- [GIVEN ENTRIES]
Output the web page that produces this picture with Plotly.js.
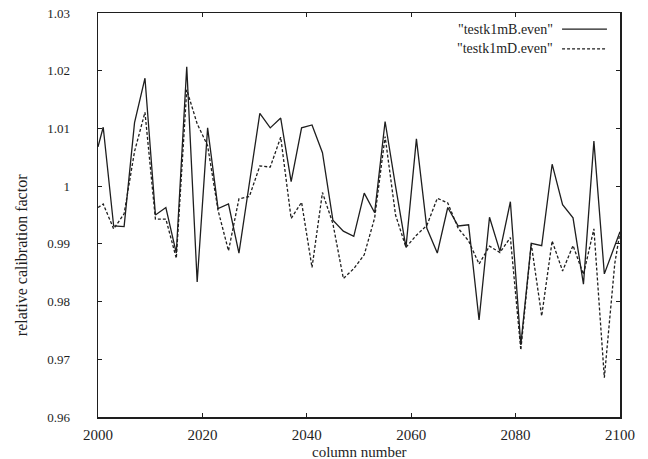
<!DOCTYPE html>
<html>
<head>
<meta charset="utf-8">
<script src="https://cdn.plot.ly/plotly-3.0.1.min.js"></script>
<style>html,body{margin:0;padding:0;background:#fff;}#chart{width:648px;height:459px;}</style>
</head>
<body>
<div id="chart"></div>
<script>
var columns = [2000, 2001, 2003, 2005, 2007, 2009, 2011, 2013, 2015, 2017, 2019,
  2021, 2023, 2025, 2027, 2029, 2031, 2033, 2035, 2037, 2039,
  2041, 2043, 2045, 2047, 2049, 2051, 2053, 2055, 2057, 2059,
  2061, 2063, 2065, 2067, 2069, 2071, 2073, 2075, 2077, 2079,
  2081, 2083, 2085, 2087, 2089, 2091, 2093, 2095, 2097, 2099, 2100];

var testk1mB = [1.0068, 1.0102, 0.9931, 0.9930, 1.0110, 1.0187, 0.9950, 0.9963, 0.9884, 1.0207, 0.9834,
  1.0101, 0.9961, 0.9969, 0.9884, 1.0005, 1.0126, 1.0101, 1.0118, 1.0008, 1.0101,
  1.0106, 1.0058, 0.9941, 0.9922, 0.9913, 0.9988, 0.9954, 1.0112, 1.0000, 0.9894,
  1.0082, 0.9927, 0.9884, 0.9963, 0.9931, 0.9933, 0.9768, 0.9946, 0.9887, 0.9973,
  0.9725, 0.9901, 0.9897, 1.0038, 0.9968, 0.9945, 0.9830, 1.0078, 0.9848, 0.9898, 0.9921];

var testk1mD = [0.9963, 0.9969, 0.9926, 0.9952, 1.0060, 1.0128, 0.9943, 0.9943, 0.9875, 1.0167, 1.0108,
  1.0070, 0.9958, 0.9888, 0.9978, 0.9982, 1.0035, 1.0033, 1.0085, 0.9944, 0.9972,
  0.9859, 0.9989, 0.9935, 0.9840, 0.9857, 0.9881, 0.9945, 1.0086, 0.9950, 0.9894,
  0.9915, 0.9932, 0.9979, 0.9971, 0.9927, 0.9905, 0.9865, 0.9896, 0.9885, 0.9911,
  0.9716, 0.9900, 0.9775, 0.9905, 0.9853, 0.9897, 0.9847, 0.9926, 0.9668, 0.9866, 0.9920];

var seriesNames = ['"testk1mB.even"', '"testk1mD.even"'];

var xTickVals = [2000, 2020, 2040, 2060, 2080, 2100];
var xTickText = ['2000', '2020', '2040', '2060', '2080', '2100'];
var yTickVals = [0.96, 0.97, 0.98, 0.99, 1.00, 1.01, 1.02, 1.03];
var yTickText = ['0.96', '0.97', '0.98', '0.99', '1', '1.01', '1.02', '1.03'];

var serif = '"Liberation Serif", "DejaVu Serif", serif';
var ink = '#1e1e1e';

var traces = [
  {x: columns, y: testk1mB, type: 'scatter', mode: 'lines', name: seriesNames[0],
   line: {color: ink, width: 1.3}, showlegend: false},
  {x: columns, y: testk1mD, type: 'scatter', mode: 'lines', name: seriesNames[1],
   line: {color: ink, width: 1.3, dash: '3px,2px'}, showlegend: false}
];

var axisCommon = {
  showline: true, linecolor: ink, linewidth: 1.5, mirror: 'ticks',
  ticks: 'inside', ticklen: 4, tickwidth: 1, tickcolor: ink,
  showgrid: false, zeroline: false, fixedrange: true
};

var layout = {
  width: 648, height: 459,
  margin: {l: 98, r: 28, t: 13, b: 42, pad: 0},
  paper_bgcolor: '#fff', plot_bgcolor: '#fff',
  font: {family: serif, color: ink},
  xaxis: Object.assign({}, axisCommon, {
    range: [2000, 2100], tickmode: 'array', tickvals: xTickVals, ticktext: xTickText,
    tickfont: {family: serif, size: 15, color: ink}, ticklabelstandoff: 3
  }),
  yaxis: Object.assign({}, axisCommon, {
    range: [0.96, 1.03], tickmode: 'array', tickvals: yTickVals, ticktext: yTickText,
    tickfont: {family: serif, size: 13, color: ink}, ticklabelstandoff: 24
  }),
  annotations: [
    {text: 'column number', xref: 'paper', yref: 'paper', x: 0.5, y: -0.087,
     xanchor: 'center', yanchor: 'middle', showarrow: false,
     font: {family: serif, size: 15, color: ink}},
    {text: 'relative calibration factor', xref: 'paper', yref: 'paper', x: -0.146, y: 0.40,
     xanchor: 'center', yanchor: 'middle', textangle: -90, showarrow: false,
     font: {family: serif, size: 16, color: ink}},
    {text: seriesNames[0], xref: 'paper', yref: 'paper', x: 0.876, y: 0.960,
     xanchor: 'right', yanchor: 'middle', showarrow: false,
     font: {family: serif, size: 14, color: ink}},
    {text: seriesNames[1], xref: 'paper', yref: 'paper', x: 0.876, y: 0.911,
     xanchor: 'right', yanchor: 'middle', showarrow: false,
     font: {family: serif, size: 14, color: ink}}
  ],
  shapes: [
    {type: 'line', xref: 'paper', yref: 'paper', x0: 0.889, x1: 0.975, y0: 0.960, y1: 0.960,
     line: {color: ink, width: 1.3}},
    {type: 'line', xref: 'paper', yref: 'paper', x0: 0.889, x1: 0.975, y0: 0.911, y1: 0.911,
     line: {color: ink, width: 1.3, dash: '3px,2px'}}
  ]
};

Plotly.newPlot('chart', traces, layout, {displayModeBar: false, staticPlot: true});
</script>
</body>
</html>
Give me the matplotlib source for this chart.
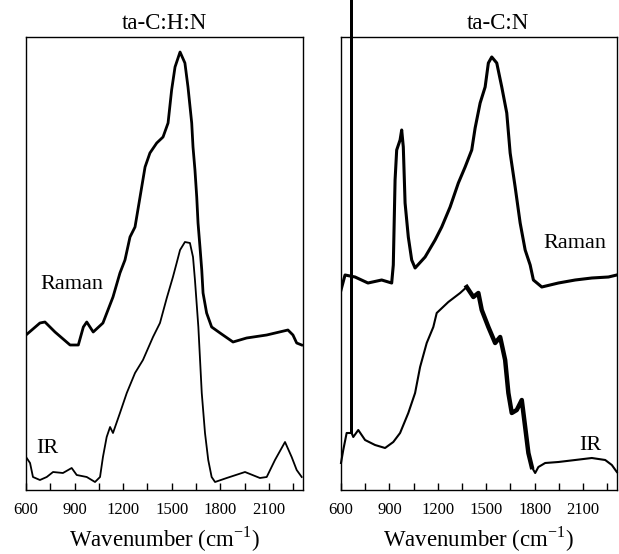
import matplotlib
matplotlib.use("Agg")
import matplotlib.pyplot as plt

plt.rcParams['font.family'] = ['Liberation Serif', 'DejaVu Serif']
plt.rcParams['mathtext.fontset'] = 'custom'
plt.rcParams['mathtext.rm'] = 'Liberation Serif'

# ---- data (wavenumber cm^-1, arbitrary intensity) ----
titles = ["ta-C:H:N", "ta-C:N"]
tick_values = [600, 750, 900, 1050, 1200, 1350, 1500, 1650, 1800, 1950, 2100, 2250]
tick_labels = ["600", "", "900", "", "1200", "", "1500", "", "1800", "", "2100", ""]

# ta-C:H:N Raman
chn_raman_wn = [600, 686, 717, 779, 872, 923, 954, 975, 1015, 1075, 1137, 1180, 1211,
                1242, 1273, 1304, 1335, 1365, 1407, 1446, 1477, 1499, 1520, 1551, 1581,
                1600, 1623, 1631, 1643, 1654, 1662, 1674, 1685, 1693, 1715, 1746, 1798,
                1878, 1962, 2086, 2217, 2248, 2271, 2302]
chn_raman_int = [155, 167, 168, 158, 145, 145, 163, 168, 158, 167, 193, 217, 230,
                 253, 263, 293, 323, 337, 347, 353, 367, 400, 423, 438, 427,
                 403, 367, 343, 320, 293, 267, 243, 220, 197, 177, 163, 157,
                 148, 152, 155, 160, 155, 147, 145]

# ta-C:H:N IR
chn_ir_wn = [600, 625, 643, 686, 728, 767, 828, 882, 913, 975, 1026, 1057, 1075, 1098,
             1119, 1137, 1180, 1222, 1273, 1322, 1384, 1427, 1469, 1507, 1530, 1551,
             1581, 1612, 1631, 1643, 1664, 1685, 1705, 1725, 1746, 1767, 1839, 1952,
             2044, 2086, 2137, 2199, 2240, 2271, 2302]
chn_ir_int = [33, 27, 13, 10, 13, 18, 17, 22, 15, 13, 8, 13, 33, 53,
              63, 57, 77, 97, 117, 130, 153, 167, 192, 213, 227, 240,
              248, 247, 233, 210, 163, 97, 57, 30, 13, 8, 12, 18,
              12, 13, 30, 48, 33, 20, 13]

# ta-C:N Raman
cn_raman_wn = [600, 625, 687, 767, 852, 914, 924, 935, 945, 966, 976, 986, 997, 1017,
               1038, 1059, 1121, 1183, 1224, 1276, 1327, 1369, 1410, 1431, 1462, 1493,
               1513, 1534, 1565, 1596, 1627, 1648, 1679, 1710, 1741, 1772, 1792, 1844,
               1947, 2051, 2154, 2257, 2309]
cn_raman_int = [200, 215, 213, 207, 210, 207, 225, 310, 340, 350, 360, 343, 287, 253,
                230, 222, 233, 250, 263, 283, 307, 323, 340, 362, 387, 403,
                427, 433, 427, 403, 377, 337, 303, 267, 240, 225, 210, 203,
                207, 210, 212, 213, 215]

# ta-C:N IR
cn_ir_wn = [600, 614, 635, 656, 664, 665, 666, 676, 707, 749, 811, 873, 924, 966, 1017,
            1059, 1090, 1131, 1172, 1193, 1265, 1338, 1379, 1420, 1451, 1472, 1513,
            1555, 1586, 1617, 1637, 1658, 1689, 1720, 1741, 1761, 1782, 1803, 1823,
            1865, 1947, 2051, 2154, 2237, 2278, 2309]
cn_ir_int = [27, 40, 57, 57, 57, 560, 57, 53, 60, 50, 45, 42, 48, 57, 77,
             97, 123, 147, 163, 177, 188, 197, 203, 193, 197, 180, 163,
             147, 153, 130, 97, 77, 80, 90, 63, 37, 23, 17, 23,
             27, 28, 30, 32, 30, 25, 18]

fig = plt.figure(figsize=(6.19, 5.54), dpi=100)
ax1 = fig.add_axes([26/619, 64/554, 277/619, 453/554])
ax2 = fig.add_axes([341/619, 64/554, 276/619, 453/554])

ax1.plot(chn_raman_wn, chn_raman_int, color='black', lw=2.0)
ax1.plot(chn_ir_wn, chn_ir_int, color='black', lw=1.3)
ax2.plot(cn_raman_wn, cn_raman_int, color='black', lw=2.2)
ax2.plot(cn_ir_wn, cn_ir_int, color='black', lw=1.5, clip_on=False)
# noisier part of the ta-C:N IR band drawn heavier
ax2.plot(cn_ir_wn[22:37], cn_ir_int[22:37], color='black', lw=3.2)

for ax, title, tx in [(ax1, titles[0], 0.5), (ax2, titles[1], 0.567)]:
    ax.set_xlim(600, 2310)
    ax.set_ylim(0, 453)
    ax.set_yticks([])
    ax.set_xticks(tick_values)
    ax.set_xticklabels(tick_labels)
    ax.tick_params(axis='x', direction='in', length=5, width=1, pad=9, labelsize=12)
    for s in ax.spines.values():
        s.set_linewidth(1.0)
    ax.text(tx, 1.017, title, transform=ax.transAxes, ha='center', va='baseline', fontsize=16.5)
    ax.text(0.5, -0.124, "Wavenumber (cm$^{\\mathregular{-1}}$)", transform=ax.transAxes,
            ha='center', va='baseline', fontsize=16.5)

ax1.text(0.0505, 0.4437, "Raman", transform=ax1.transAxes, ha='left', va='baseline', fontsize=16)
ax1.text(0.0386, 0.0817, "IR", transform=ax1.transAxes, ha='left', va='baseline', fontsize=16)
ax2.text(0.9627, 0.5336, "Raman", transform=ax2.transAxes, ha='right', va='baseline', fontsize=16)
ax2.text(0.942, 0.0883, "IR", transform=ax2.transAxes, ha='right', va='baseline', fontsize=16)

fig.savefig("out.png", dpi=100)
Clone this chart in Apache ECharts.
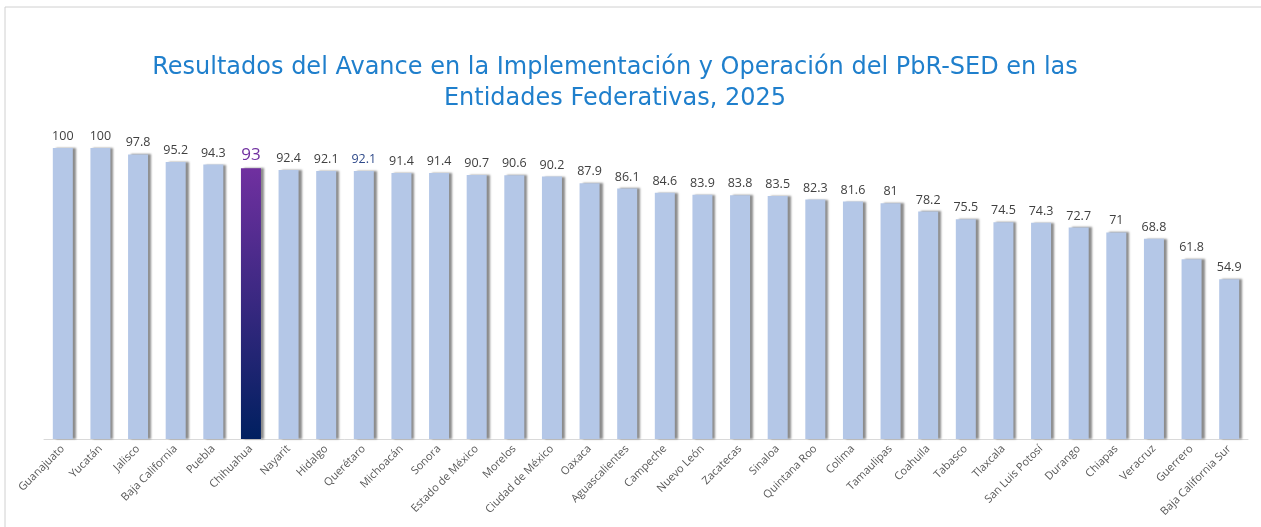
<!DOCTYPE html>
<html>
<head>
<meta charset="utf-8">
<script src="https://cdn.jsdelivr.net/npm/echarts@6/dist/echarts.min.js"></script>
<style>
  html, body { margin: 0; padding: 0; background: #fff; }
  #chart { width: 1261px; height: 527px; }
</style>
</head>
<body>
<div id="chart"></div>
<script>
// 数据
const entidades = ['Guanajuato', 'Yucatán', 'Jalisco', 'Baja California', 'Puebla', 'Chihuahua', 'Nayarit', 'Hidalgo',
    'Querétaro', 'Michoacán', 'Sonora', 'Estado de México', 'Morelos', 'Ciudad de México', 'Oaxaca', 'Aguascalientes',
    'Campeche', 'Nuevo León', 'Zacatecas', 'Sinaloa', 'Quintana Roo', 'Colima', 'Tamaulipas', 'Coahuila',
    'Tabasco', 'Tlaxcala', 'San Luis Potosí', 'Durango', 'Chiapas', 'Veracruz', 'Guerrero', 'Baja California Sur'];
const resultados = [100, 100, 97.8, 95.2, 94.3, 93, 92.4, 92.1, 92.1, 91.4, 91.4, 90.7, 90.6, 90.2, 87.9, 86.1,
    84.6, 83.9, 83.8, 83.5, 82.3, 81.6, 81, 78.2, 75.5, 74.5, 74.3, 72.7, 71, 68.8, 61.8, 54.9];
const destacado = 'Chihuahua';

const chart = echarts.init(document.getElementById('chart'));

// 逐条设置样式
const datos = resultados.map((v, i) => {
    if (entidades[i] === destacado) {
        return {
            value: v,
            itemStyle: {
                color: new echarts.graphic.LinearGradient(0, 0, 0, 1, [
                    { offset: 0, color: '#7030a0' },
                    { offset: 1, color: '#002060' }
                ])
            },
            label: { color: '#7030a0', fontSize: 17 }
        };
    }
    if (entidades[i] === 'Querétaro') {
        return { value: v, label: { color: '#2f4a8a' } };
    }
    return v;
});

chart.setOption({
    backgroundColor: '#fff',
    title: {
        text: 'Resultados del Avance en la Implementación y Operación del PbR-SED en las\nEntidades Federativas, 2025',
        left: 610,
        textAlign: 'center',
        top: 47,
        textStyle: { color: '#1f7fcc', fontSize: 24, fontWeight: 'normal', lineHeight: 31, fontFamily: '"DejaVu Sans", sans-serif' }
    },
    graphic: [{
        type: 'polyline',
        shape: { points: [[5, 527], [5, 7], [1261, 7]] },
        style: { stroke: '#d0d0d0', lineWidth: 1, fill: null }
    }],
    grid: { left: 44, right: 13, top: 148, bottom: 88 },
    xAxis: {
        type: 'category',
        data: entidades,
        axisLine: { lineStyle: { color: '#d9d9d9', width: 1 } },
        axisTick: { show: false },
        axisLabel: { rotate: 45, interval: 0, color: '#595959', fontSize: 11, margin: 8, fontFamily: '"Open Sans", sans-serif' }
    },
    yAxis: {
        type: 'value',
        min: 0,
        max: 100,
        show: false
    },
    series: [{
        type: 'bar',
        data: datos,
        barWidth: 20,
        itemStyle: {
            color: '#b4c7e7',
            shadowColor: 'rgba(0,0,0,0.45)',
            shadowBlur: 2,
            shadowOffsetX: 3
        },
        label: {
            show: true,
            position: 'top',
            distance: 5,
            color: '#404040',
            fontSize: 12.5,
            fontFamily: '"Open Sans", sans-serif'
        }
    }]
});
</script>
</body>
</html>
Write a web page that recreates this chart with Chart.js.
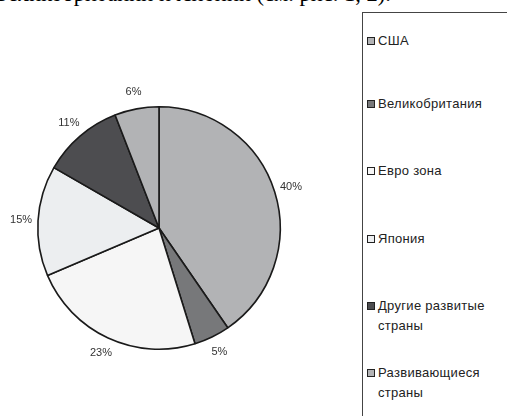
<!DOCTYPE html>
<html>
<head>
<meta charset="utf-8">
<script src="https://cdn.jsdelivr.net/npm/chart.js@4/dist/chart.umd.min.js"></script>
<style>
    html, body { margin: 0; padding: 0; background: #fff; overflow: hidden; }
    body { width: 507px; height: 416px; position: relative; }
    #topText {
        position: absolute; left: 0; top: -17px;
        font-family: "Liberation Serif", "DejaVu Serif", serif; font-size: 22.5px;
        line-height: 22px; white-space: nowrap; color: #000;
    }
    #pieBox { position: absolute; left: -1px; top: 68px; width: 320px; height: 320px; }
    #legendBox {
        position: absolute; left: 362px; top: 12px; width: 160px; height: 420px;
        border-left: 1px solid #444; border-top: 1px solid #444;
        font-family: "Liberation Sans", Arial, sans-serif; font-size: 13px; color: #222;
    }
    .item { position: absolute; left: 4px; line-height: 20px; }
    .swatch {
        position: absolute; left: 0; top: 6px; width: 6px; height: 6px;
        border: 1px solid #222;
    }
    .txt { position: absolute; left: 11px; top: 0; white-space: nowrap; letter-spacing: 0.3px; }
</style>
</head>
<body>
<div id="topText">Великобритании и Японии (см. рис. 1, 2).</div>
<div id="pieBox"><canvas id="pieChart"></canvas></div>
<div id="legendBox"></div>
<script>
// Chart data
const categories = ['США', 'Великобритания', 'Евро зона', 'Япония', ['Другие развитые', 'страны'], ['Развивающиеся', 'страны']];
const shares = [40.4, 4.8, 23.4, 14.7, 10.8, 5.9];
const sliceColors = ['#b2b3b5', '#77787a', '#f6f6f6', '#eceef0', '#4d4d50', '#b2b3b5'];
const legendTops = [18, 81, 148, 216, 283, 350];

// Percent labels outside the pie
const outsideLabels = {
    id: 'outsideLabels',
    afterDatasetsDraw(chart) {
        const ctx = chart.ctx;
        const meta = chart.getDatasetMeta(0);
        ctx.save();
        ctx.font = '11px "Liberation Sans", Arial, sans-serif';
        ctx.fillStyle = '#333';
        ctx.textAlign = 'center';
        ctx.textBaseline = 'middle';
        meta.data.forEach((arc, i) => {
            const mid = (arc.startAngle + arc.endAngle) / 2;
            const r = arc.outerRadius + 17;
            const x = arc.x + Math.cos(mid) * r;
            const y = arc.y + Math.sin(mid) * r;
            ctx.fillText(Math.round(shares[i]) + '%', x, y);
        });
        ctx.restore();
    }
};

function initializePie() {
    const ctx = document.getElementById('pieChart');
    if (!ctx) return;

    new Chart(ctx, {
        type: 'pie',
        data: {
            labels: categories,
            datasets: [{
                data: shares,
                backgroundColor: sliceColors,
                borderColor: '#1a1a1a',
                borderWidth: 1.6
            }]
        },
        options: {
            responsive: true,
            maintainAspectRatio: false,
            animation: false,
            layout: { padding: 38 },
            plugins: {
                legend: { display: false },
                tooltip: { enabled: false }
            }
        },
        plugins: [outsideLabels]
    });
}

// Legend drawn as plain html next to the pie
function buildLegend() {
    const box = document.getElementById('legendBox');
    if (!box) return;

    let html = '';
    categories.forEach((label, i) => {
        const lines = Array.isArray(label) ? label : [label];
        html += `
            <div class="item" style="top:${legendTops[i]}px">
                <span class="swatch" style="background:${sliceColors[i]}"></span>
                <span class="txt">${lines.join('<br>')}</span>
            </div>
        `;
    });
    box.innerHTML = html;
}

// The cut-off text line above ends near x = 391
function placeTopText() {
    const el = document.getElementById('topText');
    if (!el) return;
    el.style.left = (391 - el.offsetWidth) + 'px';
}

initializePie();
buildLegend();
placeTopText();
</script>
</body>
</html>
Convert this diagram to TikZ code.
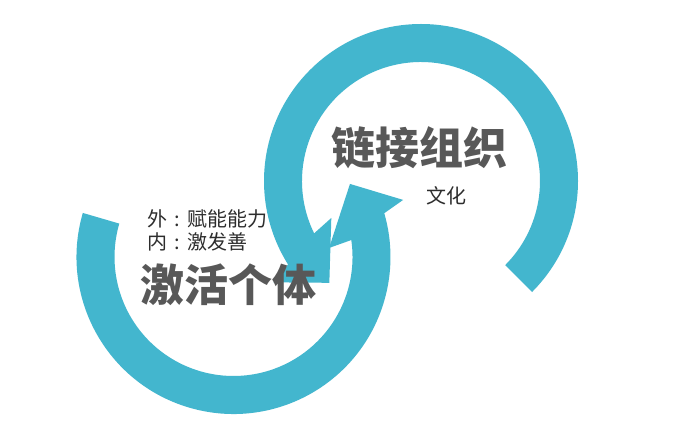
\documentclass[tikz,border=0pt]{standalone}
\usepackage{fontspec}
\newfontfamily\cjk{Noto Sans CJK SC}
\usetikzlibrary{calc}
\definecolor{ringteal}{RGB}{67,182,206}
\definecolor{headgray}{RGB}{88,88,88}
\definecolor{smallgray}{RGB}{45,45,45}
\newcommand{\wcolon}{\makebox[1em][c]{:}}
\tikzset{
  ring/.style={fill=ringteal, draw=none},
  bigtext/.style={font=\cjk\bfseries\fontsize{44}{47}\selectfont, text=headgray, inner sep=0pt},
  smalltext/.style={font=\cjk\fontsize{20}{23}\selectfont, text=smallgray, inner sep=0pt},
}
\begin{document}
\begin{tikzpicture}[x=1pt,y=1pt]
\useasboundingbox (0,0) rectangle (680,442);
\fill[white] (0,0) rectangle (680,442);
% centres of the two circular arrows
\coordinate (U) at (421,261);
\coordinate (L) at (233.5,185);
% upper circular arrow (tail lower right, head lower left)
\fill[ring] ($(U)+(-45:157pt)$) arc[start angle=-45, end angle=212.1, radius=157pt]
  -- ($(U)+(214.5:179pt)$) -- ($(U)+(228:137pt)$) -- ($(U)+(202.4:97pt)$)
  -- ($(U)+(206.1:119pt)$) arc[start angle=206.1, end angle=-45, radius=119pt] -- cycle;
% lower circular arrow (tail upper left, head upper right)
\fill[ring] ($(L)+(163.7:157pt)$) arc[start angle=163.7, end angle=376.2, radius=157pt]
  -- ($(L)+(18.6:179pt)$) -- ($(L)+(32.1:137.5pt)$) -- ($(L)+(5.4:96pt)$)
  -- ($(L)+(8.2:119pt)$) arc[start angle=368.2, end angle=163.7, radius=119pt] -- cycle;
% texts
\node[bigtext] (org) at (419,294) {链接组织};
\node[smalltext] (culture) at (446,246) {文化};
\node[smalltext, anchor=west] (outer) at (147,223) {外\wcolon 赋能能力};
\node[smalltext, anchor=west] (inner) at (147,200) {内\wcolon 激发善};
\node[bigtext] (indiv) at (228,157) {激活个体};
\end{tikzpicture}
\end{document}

- [DESCRIPTION OF THE TASK]
Search the data for "page" and list every line in which it occurs.

- [RESPONSE FOR THIS EXERCISE]
Output the web page that produces this picture with Plotly.js.
Write a web page that recreates this chart with Chart.js.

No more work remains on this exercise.